REACH for Forgiveness
To help people achieve emotional forgiveness, Worthington has devised a 5-step program called REACH, with each letter representing one step.
“First you recall the hurt objectively, without blame and self-victimization,” Worthington says. “Then you empathize by trying to imagine the viewpoint of the person who wronged you. The altruistic part involves getting people to think about a time they were forgiven and how that felt. When it’s time to commit to forgiveness, people usually say, not yet, but when they finally do, they must then hold on to forgiveness.”
All this is not merely theoretical for Worthington. His mother was beaten to death with a crowbar in 1995, and yet, by applying the five steps of REACH, he managed to forgive.
“Within 30 hours I was able to forgive the youths who had committed this horrible crime,” he writes in Forgiveness and Reconciliation.
When Not Forgiving Is OK
But some people cannot forgive, and that’s OK too, according to Jeanne Safer, PhD, a psychotherapist and the author of Forgiving and Not Forgiving. For some of her patients, recognizing that they don’t have to forgive is a huge relief.
“Many don’t have to forgive in order to resolve their feelings,” Safer says. “They say, ‘I can never feel OK about these terrible things, but I’m not going to be vengeful.’”
To help them achieve this resolution, Safer offers a three-step process. The first step involves re-engagement -- a decision to think through what happened. The second step, recognition, means looking at every feeling you may have about the injury. “You ask yourself, ‘why do I want revenge?’” Safer said. “Revenge is based on powerlessness and it’s doomed to failure.”

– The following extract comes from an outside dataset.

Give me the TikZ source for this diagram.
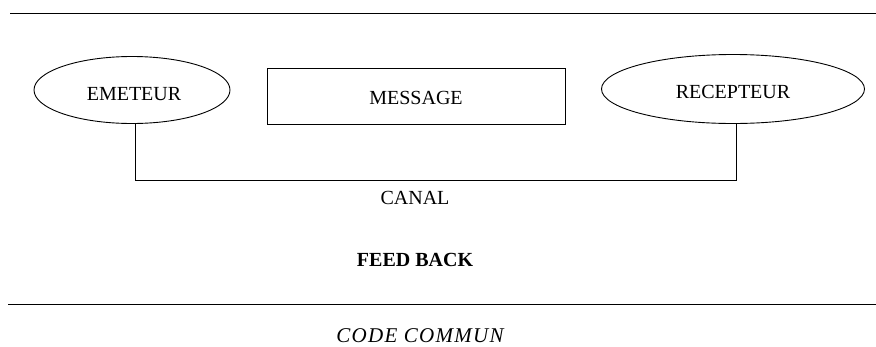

The final step involves reinterpretation of the injury, including an attempt to understand the person who caused it. “This is where forgivers and nonforgivers divide,” Safer said. “Sometimes you’re not able to reconnect with the person, but if you go through this process, at least you won’t be a victim.”
Forgiveness research proliferated after the publication in 1984 of Forgive and Forget: Healing the Hurts We Don’t Deserve, by Lewis B. Smedes, who claimed that forgiveness produced benefits for the forgiver.
Safer, however, is wary of those who picked up on this idea and started to promote what she calls “promiscuous forgiveness.”
"What’s important is working it through and achieving resolution, whether it leads to forgiveness or not. Forgiveness involves wishing the other well. You’re already there if you don’t wish them ill,” Safer says.